_What you have to do_. Each line from the line with "Output the Python" to the line with "fsize = 14.2", inclusive, is to be repeated exactly; no other line and no picture belongs in the copy.

_Supplied records_.
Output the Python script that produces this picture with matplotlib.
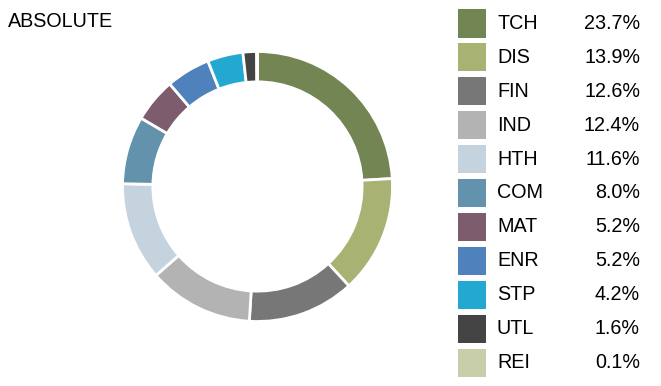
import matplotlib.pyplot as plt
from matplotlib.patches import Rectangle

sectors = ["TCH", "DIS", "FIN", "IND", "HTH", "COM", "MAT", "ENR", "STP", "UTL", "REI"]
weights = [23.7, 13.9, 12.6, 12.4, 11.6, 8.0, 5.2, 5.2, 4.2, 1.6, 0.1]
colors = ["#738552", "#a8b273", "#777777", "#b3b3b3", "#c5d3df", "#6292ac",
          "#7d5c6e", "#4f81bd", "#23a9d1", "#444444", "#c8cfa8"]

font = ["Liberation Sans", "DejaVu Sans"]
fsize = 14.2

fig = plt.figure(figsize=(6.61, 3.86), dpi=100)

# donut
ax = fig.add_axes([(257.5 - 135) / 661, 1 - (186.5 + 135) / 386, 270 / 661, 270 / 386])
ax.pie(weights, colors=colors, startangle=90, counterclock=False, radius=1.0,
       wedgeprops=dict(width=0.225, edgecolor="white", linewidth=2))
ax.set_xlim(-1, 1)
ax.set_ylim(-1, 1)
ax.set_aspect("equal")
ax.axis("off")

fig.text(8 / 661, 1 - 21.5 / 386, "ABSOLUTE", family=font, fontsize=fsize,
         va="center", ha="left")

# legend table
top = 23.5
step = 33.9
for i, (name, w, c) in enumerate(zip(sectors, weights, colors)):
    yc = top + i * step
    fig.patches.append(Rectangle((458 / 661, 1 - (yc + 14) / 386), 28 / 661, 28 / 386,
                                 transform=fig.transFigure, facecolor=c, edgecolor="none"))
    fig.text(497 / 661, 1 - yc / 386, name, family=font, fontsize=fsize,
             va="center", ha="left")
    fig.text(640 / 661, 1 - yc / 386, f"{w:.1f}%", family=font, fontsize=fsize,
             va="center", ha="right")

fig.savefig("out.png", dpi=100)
...
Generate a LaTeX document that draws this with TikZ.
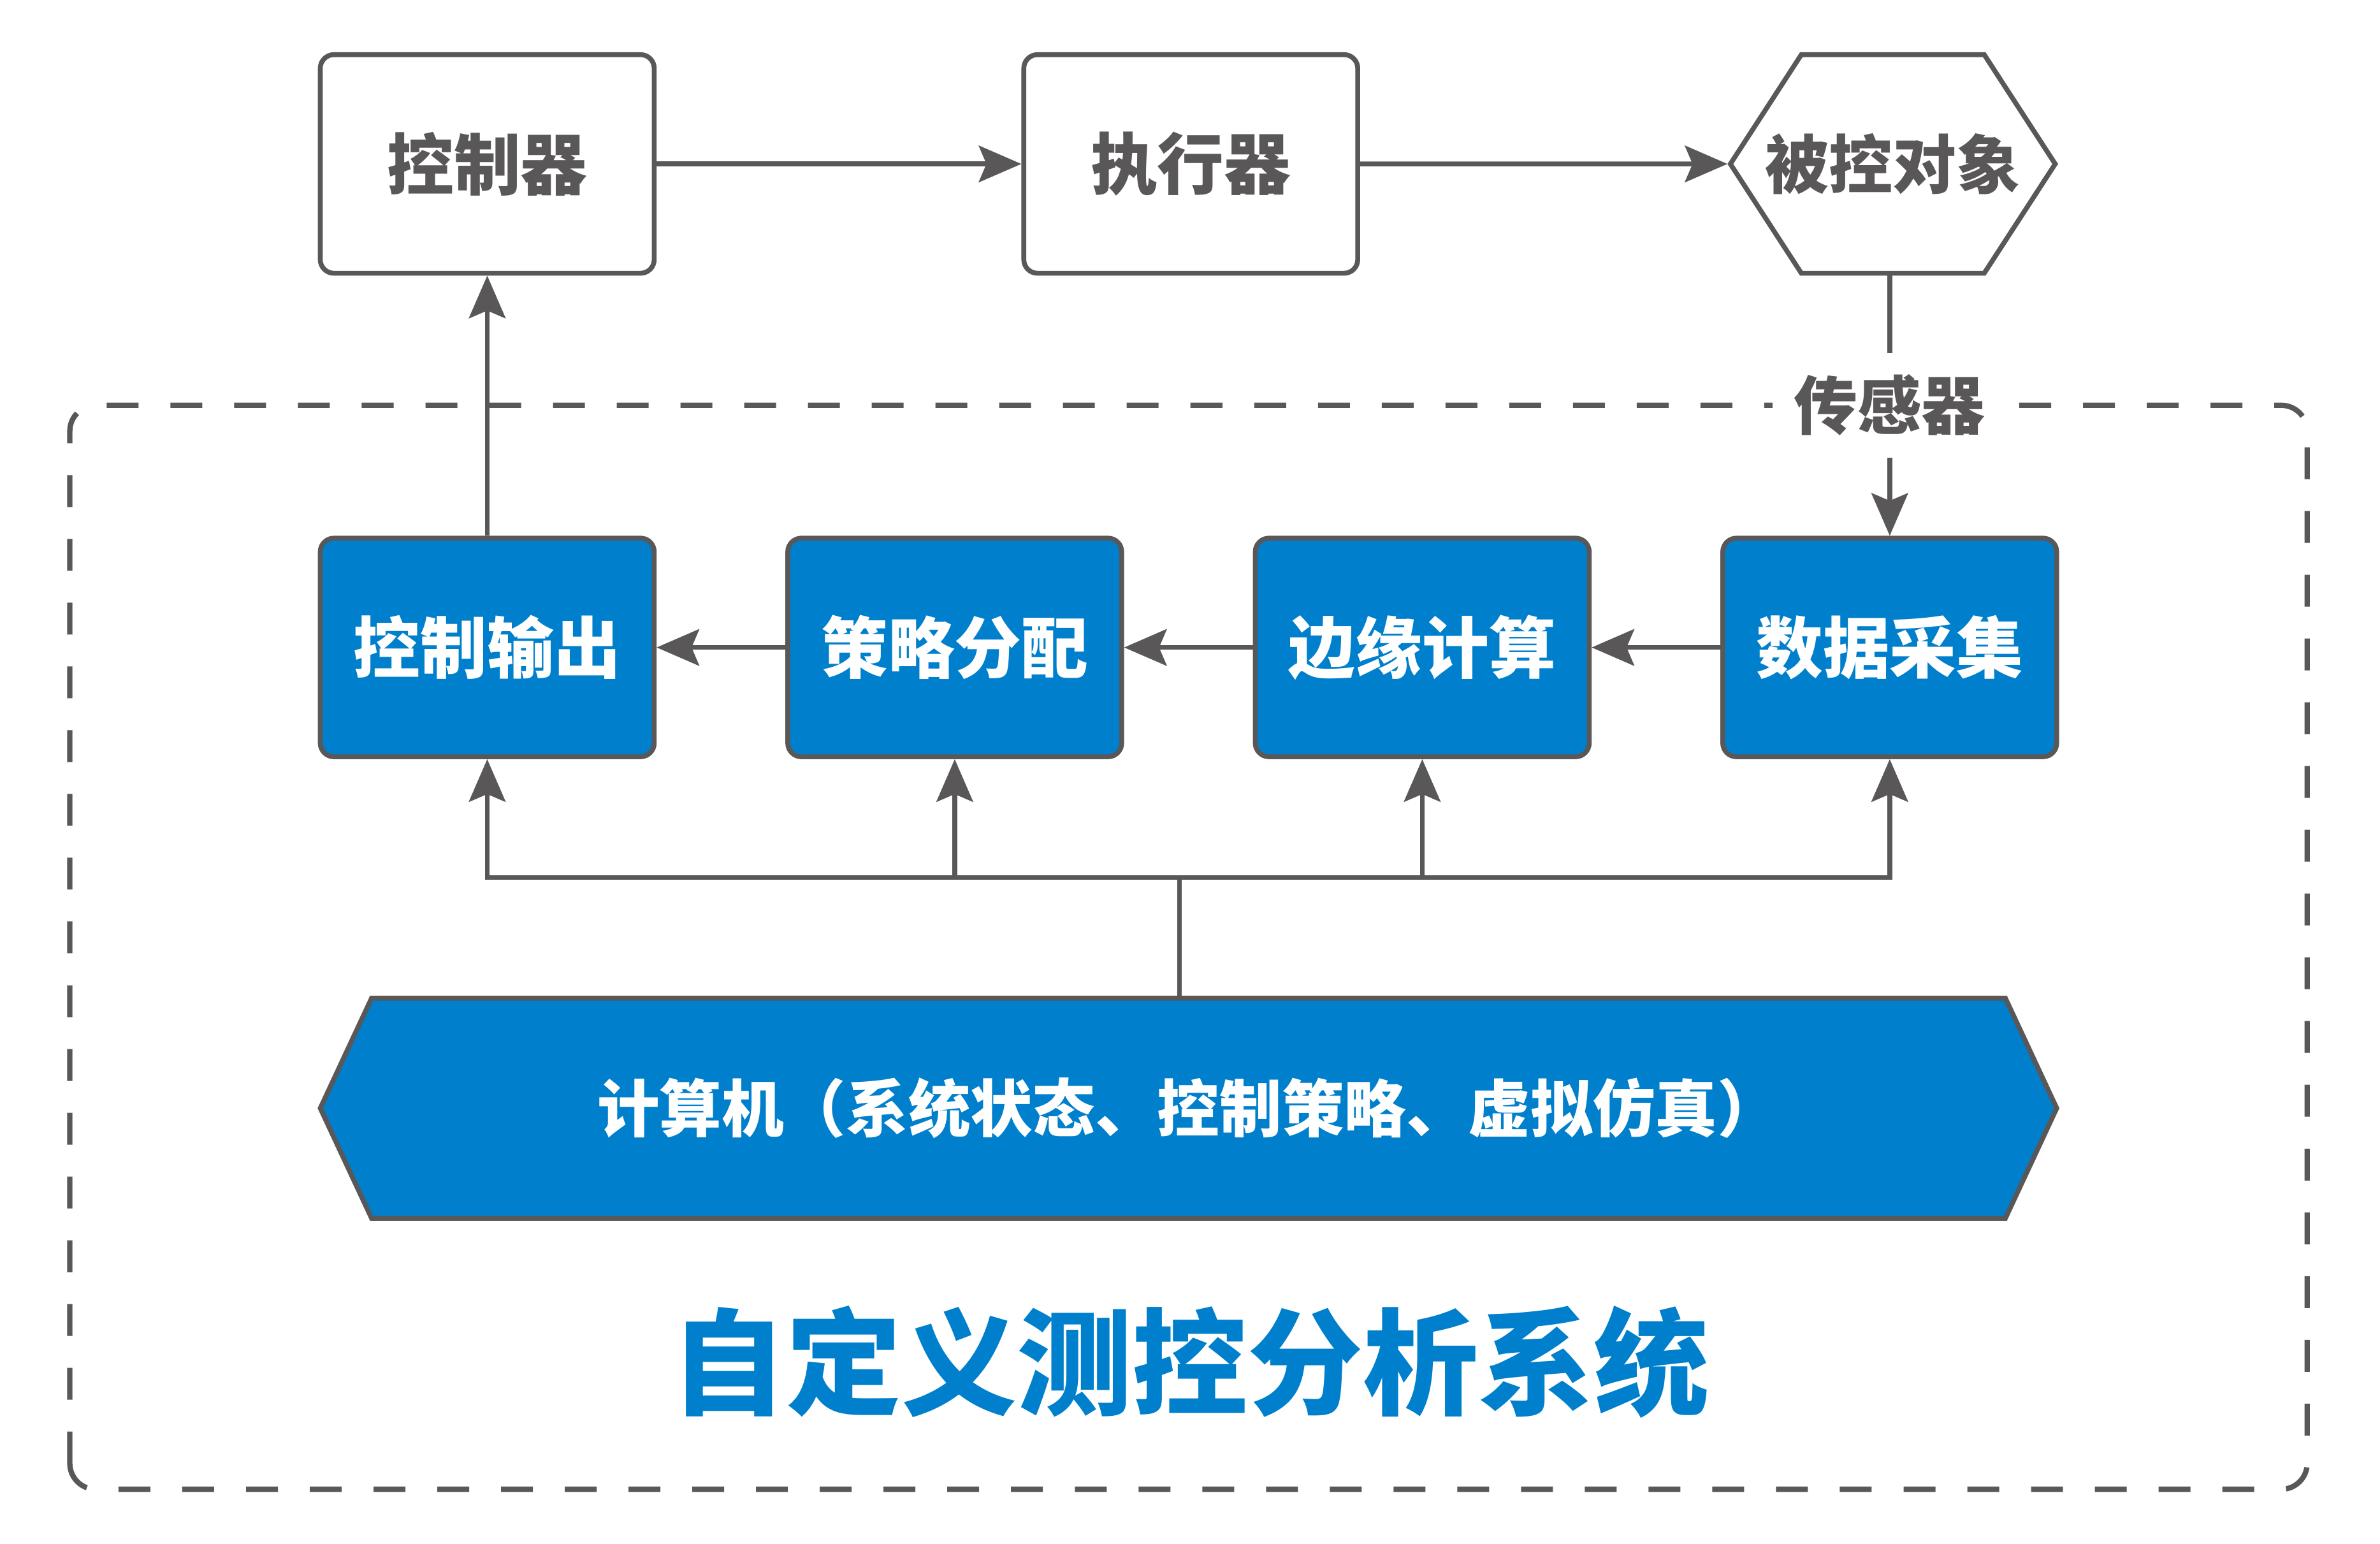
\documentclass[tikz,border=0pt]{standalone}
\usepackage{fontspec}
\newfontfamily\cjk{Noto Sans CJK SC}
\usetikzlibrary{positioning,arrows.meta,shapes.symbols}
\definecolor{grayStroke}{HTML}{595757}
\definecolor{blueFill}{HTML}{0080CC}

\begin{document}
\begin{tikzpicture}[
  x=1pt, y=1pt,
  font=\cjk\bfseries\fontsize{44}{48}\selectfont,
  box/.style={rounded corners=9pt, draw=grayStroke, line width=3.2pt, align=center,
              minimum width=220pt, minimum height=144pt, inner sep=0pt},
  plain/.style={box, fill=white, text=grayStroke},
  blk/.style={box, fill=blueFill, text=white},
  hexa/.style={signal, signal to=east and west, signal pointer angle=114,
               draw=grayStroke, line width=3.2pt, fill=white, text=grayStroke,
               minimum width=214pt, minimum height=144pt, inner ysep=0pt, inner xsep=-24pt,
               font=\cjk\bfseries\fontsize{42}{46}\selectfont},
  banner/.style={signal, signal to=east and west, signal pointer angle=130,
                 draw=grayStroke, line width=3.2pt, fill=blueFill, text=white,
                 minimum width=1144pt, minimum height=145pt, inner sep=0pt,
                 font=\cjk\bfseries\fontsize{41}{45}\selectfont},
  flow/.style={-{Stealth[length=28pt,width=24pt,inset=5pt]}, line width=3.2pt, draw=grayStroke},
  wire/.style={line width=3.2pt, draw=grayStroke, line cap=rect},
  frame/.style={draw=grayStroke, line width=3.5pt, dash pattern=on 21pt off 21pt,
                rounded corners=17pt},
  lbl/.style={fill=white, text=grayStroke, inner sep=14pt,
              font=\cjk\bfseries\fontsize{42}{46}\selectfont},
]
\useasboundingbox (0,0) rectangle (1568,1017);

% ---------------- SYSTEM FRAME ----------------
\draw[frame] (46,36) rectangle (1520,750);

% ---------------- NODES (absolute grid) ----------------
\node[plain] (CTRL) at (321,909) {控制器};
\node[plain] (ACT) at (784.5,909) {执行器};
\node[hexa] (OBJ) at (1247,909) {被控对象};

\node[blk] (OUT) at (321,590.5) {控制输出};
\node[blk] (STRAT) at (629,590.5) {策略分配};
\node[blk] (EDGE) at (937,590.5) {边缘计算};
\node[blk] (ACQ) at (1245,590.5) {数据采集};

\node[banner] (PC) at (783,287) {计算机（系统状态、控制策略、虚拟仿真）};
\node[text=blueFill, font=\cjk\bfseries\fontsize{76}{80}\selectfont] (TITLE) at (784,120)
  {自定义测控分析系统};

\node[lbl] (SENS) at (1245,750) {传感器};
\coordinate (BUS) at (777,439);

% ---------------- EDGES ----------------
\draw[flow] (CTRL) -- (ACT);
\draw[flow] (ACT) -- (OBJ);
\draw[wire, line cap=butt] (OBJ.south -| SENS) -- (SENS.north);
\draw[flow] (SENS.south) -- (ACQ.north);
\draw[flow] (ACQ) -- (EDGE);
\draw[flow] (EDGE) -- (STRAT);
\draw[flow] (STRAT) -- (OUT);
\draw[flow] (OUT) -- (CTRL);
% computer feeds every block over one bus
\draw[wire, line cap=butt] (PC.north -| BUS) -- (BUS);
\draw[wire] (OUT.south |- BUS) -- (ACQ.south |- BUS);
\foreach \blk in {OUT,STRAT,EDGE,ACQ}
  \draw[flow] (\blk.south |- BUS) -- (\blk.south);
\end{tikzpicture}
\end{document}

_Answer to the task_.
Output the Python script that produces this picture with matplotlib.
import matplotlib.pyplot as plt
from matplotlib.patches import Rectangle

sectors = ["TCH", "DIS", "FIN", "IND", "HTH", "COM", "MAT", "ENR", "STP", "UTL", "REI"]
weights = [23.7, 13.9, 12.6, 12.4, 11.6, 8.0, 5.2, 5.2, 4.2, 1.6, 0.1]
colors = ["#738552", "#a8b273", "#777777", "#b3b3b3", "#c5d3df", "#6292ac",
          "#7d5c6e", "#4f81bd", "#23a9d1", "#444444", "#c8cfa8"]

font = ["Liberation Sans", "DejaVu Sans"]
fsize = 14.2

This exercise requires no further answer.